**Information supplied**

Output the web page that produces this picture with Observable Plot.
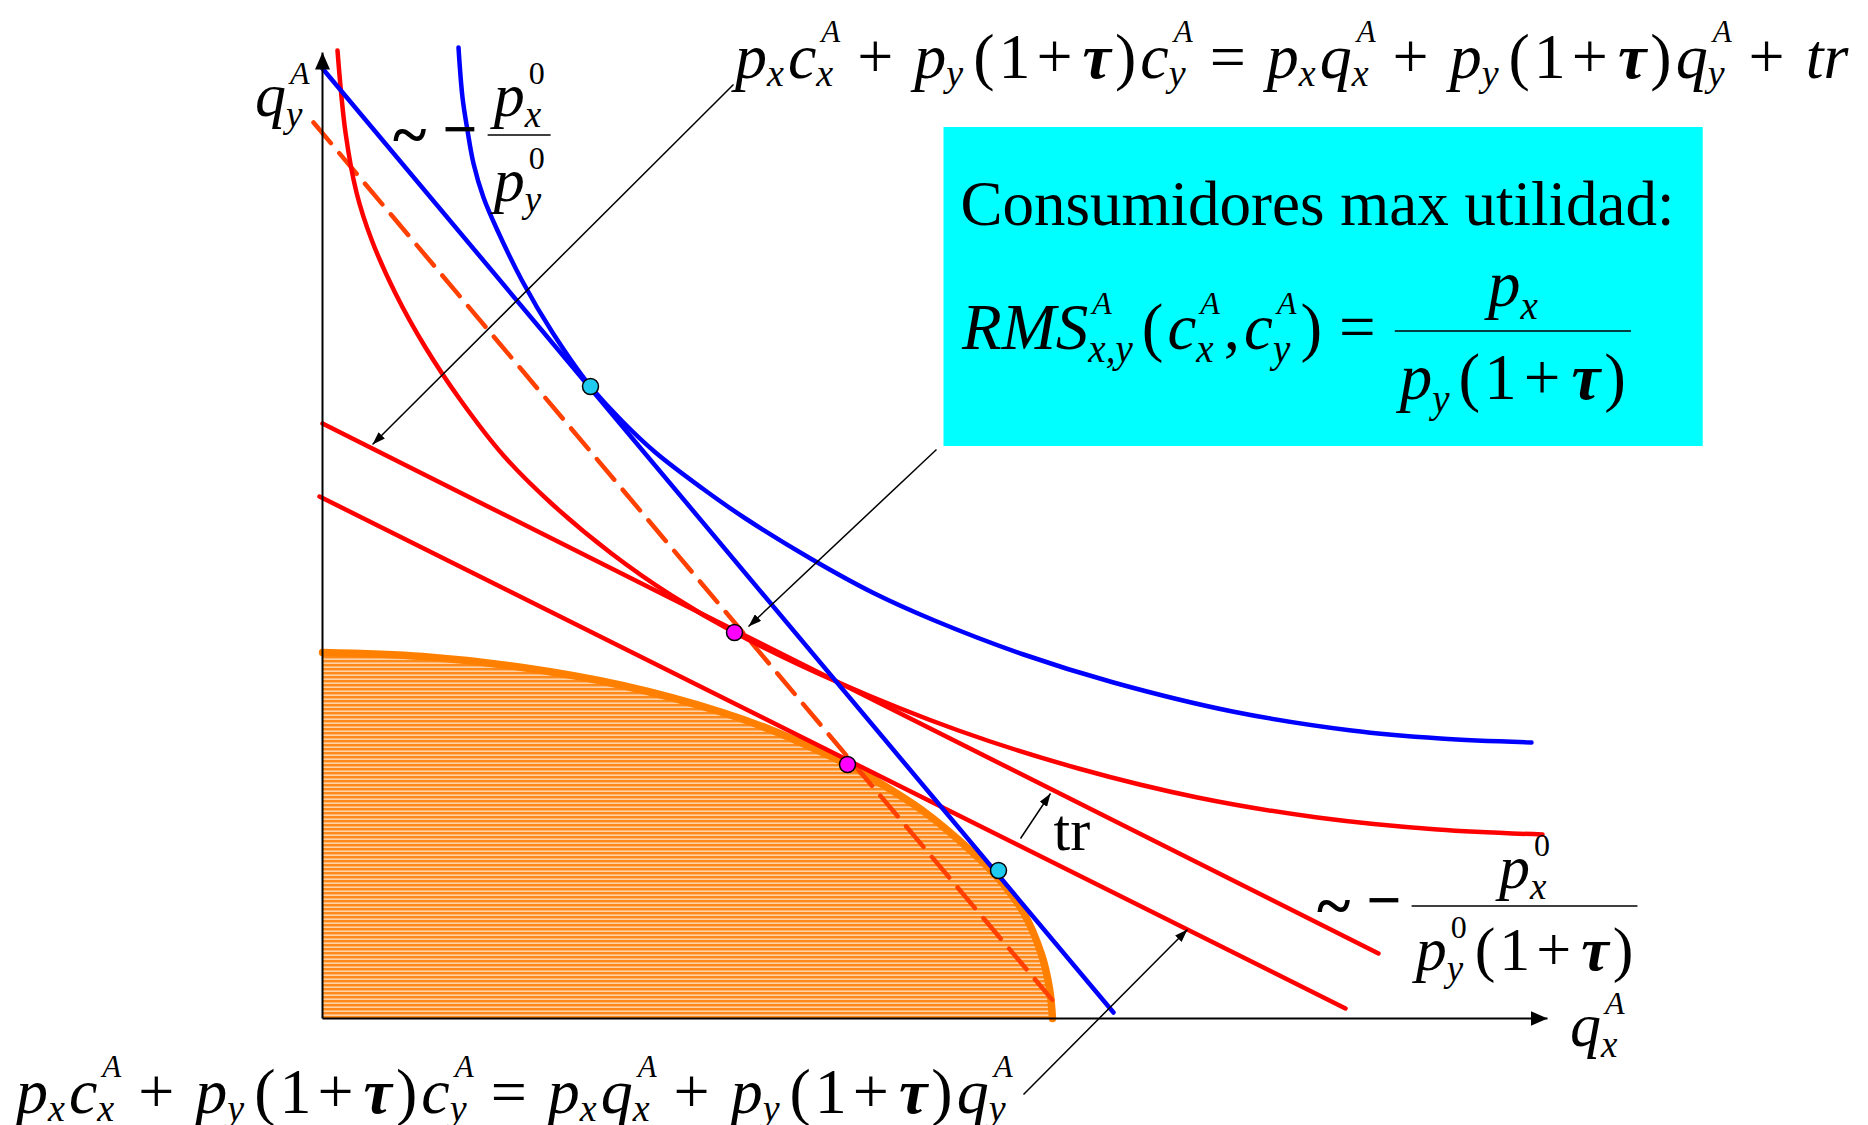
<!DOCTYPE html>
<html>
<head>
<meta charset="utf-8">
<script src="https://cdn.jsdelivr.net/npm/d3@7"></script>
<script src="https://cdn.jsdelivr.net/npm/@observablehq/plot@0.6"></script>
<style>
  html, body { margin: 0; padding: 0; background: #ffffff; }
  #chart { width: 1868px; height: 1125px; overflow: hidden; }
</style>
</head>
<body>
<div id="chart"></div>
<script>
// ---------------- DATA (in chart units) ----------------
const redIndifference = [
  [0.15, 9.68], [0.23, 8.86], [0.34, 8.26], [0.49, 7.79], [0.73, 7.25], [1.03, 6.71],
  [1.39, 6.17], [1.81, 5.63], [2.29, 5.15], [2.89, 4.65], [3.49, 4.23], [4.12, 3.86],
  [5.16, 3.36], [6.36, 2.88], [7.56, 2.50], [8.75, 2.21], [9.95, 2.01], [11.15, 1.89], [12.20, 1.84]
];
const blueIndifference = [
  [1.36, 9.71], [1.40, 9.21], [1.45, 8.88], [1.51, 8.55], [1.61, 8.21], [1.75, 7.88],
  [2.00, 7.37], [2.30, 6.86], [2.68, 6.32], [3.00, 5.97], [3.33, 5.66], [3.80, 5.30],
  [4.23, 5.00], [4.88, 4.60], [5.50, 4.26], [6.12, 3.98], [7.01, 3.64], [7.91, 3.36],
  [9.10, 3.07], [10.29, 2.88], [11.18, 2.80], [12.09, 2.76]
];
const blueBudget = [[0.00, 9.50], [7.91, 0.06]];
const dashedBudget = [[-0.09, 8.96], [7.37, 0.10]];
const redBudgetUpper = [[0.00, 5.95], [10.56, 0.65]];
const redBudgetLower = [[-0.03, 5.22], [10.23, 0.10]];
const frontier = [
  [0.00, 3.66], [1.00, 3.62], [2.00, 3.51], [3.00, 3.33], [4.00, 3.06], [4.50, 2.88],
  [5.00, 2.66], [5.25, 2.54], [5.50, 2.40], [6.00, 2.08], [6.48, 1.68], [6.76, 1.40],
  [7.01, 1.06], [7.19, 0.64], [7.27, 0.30], [7.30, 0.00]
];
const cyanPoints = [[2.68, 6.32], [6.76, 1.48]];
const magentaPoints = [[4.12, 3.86], [5.25, 2.54]];
const axesArrows = [
  {x1: 0, y1: 0, x2: 0, y2: 9.66},
  {x1: 0, y1: 0, x2: 12.25, y2: 0}
];
const pointerArrows = [
  {x1: 4.11, y1: 9.34, x2: 0.50, y2: 5.74},
  {x1: 6.14, y1: 5.69, x2: 4.26, y2: 3.92},
  {x1: 6.98, y1: 1.80, x2: 7.28, y2: 2.25},
  {x1: 7.01, y1: -0.76, x2: 8.65, y2: 0.89}
];
const infoBox = [{x1: 6.215, x2: 13.807, y1: 5.72, y2: 8.91}];
const boxTitle = "Consumidores max utilidad:";
const trLabel = "tr";
const topEquation = "p_x c_x^A + p_y ( 1 +' τ ) c_y^A = p_x q_x^A + p_y ( 1 +' τ ) q_y^A + tr";
const bottomEquation = "p_x c_x^A + p_y ( 1 +' τ ) c_y^A = p_x q_x^A + p_y ( 1 +' τ ) q_y^A";
const rmsLeft = "RMS_x,y^A ( c_x^A , c_y^A ) =";
const rmsNumerator = "p_x";
const rmsDenominator = "p_y ( 1 +' τ )";
const yAxisLabel = "q_y^A";
const xAxisLabel = "q_x^A";
const leftSlopeNum = "p_x^0";
const leftSlopeDen = "p_y^0";
const rightSlopeNum = "p_x^0";
const rightSlopeDen = "p_y^0 ( 1 +' τ )";

// ---------------- annotation anchors (chart units) ----------------
const anchors = {
  top: [4.13, 9.40], bottom: [-3.06, -0.95], box: [6.38, 7.94], rms: [6.40, 6.69],
  rmsLine: 6.87, qy: [-0.67, 9.02], qx: [12.48, -0.28], tr: [7.31, 1.69],
  leftSlope: [0.71, 8.83], rightSlope: [9.95, 1.12]
};

const FONT = "'Liberation Serif','Times New Roman',Times,serif";

const plot = Plot.plot({
  width: 1868,
  height: 1125,
  marginLeft: 322,
  marginRight: 321,
  marginTop: 52,
  marginBottom: 107,
  x: {domain: [0, 12.25], axis: null},
  y: {domain: [0, 9.66], axis: null},
  style: {background: "#ffffff", overflow: "visible"},
  marks: [
    Plot.rect(infoBox, {x1: "x1", x2: "x2", y1: "y1", y2: "y2", fill: "#00ffff"}),
    Plot.areaY(frontier, {x: d => d[0], y: d => d[1], fill: "url(#ppfStripes)", curve: "catmull-rom"}),
    Plot.line(frontier, {x: d => d[0], y: d => d[1], stroke: "#ff8000", strokeWidth: 7.5, curve: "catmull-rom"}),
    Plot.line(dashedBudget, {x: d => d[0], y: d => d[1], stroke: "#ff4000", strokeWidth: 4.5, strokeDasharray: "27,13"}),
    Plot.line(redBudgetLower, {x: d => d[0], y: d => d[1], stroke: "#ff0000", strokeWidth: 4.5}),
    Plot.line(redBudgetUpper, {x: d => d[0], y: d => d[1], stroke: "#ff0000", strokeWidth: 4.5}),
    Plot.line(redIndifference, {x: d => d[0], y: d => d[1], stroke: "#ff0000", strokeWidth: 4.5, curve: "catmull-rom"}),
    Plot.line(blueBudget, {x: d => d[0], y: d => d[1], stroke: "#0000ff", strokeWidth: 4.5}),
    Plot.line(blueIndifference, {x: d => d[0], y: d => d[1], stroke: "#0000ff", strokeWidth: 4.5, curve: "catmull-rom"}),
    Plot.link(axesArrows, {x1: "x1", y1: "y1", x2: "x2", y2: "y2", stroke: "#000", strokeWidth: 2}),
    Plot.link(pointerArrows, {x1: "x1", y1: "y1", x2: "x2", y2: "y2", stroke: "#000", strokeWidth: 1.5}),
    Plot.dot(cyanPoints, {x: d => d[0], y: d => d[1], r: 8, fill: "#1fcbef", stroke: "#000", strokeWidth: 1.5}),
    Plot.dot(magentaPoints, {x: d => d[0], y: d => d[1], r: 8, fill: "#ff00ff", stroke: "#000", strokeWidth: 1.5}),
    Plot.text([boxTitle], {x: anchors.box[0], y: anchors.box[1], text: d => d, textAnchor: "start", lineAnchor: "bottom", fontSize: 63, fontFamily: FONT, fill: "#000"}),
    Plot.text([trLabel], {x: anchors.tr[0], y: anchors.tr[1], text: d => d, textAnchor: "start", lineAnchor: "bottom", fontSize: 60, fontFamily: FONT, fill: "#000"})
  ]
});

document.getElementById("chart").appendChild(plot);

const svg = d3.select(plot.tagName.toLowerCase() === "svg" ? plot : plot.querySelector("svg"));
const xs = plot.scale("x"), ys = plot.scale("y");
const X = d3.scaleLinear(xs.domain, xs.range);
const Y = d3.scaleLinear(ys.domain, ys.range);

// defs: stripe pattern and arrowheads
const defs = svg.insert("defs", ":first-child");
const pat = defs.append("pattern").attr("id", "ppfStripes").attr("patternUnits", "userSpaceOnUse")
  .attr("width", 8).attr("height", 4);
pat.append("rect").attr("width", 8).attr("height", 4).attr("fill", "#ffd2a6");
pat.append("rect").attr("width", 8).attr("height", 2.4).attr("fill", "#ff8a1c");
function marker(id, len, wid) {
  defs.append("marker").attr("id", id).attr("viewBox", `0 0 ${len} ${wid}`)
    .attr("refX", len).attr("refY", wid / 2).attr("markerWidth", len).attr("markerHeight", wid)
    .attr("markerUnits", "userSpaceOnUse").attr("orient", "auto")
    .append("path").attr("d", `M0,0L${len},${wid / 2}L0,${wid}Z`).attr("fill", "#000");
}
marker("ahAxis", 17, 15);
marker("ahPtr", 13, 9);
const linkGroups = svg.selectAll('g[aria-label="link"]').nodes();
if (linkGroups[0]) d3.select(linkGroups[0]).selectAll("path,line").attr("marker-end", "url(#ahAxis)");
if (linkGroups[1]) d3.select(linkGroups[1]).selectAll("path,line").attr("marker-end", "url(#ahPtr)");

// ---------------- math typesetting ----------------
const mathLayer = svg.append("g").attr("class", "math").attr("text-anchor", "start");
function addText(g, txt, x, y, size, italic, bold) {
  return g.append("text").attr("x", x).attr("y", y)
    .attr("text-anchor", "start")
    .attr("font-family", FONT).attr("font-size", size)
    .attr("font-style", italic ? "italic" : "normal")
    .attr("font-weight", bold ? "bold" : "normal")
    .attr("fill", "#000").text(txt);
}
function isItalic(s) { return /[A-Za-zτ]/.test(s); }
function parseExpr(str) {
  return str.trim().split(/\s+/).map(tok => {
    if (tok === "+" || tok === "=") return {base: tok, op: "wide"};
    if (tok === "+'") return {base: "+", op: "thin"};
    const m = tok.match(/^([^_^]+)(?:_([^_^]+))?(?:\^([^_^]+))?$/);
    return {base: m[1], sub: m[2], sup: m[3]};
  });
}
function layout(g, str, x0, y0, st) {
  let cx = x0;
  parseExpr(str).forEach((a, i) => {
    if (a.op) cx += a.op === "wide" ? st.wideGap : st.thinGap;
    else if (a.base === "(") cx += st.parenGap;
    else if (i > 0) cx += st.atomGap;
    const t = addText(g, a.base, cx, y0, st.size, isItalic(a.base), a.base === "τ");
    let end = cx + t.node().getComputedTextLength();
    let w = 0;
    if (a.sup) {
      const s = addText(g, a.sup, end + st.supKern, y0 - st.supShift, st.supSize, isItalic(a.sup), false);
      w = Math.max(w, st.supKern + s.node().getComputedTextLength());
    }
    if (a.sub) {
      const s = addText(g, a.sub, end + st.subKern, y0 + st.subShift, st.subSize, isItalic(a.sub), false);
      w = Math.max(w, st.subKern + s.node().getComputedTextLength());
    }
    cx = end + w;
    if (a.op) cx += a.op === "wide" ? st.wideGap : st.thinGap;
  });
  return cx - x0;
}
function fraction(g, num, den, xLine, yLine, st, numDy, denDy, pad) {
  const gn = g.append("g"), gd = g.append("g");
  const wn = layout(gn, num, 0, 0, st), wd = layout(gd, den, 0, 0, st);
  const W = Math.max(wn, wd) + 2 * pad;
  gn.attr("transform", `translate(${xLine + (W - wn) / 2},${yLine - numDy})`);
  gd.attr("transform", `translate(${xLine + (W - wd) / 2},${yLine + denDy})`);
  g.append("line").attr("x1", xLine).attr("x2", xLine + W).attr("y1", yLine).attr("y2", yLine)
    .attr("stroke", "#000").attr("stroke-width", 1.6);
  return W;
}

const EQ = {size: 64, subSize: 38, supSize: 31, subShift: 8, supShift: 36, wideGap: 17, thinGap: 6, atomGap: 4, parenGap: 10, subKern: 0, supKern: 5};
const LB = {size: 62, subSize: 37, supSize: 32, subShift: 11, supShift: 32, wideGap: 19, thinGap: 6, atomGap: 4, parenGap: 8, subKern: 0, supKern: 4};
const RM = {size: 65, subSize: 39, supSize: 32, subShift: 13, supShift: 35, wideGap: 17, thinGap: 7, atomGap: 4, parenGap: 9, subKern: 0, supKern: 4};

layout(mathLayer, topEquation, X(anchors.top[0]), Y(anchors.top[1]), EQ);
layout(mathLayer, bottomEquation, X(anchors.bottom[0]), Y(anchors.bottom[1]), EQ);
layout(mathLayer, yAxisLabel, X(anchors.qy[0]), Y(anchors.qy[1]), LB);
layout(mathLayer, xAxisLabel, X(anchors.qx[0]), Y(anchors.qx[1]), LB);

// RMS formula
{
  const w = layout(mathLayer, rmsLeft, X(anchors.rms[0]), Y(anchors.rms[1]), RM);
  fraction(mathLayer, rmsNumerator, rmsDenominator, X(anchors.rms[0]) + w + 2, Y(anchors.rmsLine), RM, 25, 68, 5);
}
// slope labels
function slopeLabel(anchor, num, den, numDy, denDy, pad) {
  const x0 = X(anchor[0]), yl = Y(anchor[1]);
  const t1 = addText(mathLayer, "~", x0, yl + 21, 64, false, true);
  const x1 = x0 + t1.node().getComputedTextLength() + 16;
  const t2 = addText(mathLayer, "\u2212", x1, yl + 15, 62, false, true);
  const x2 = x1 + t2.node().getComputedTextLength() + 10;
  fraction(mathLayer, num, den, x2, yl, LB, numDy, denDy, pad);
}
slopeLabel(anchors.leftSlope, leftSlopeNum, leftSlopeDen, 19, 66, 6);
slopeLabel(anchors.rightSlope, rightSlopeNum, rightSlopeDen, 18, 64, 4);
</script>
</body>
</html>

**Stated goal**
Select all lines in the listing that include the word "picture".

**The output**
Output the web page that produces this picture with Observable Plot.

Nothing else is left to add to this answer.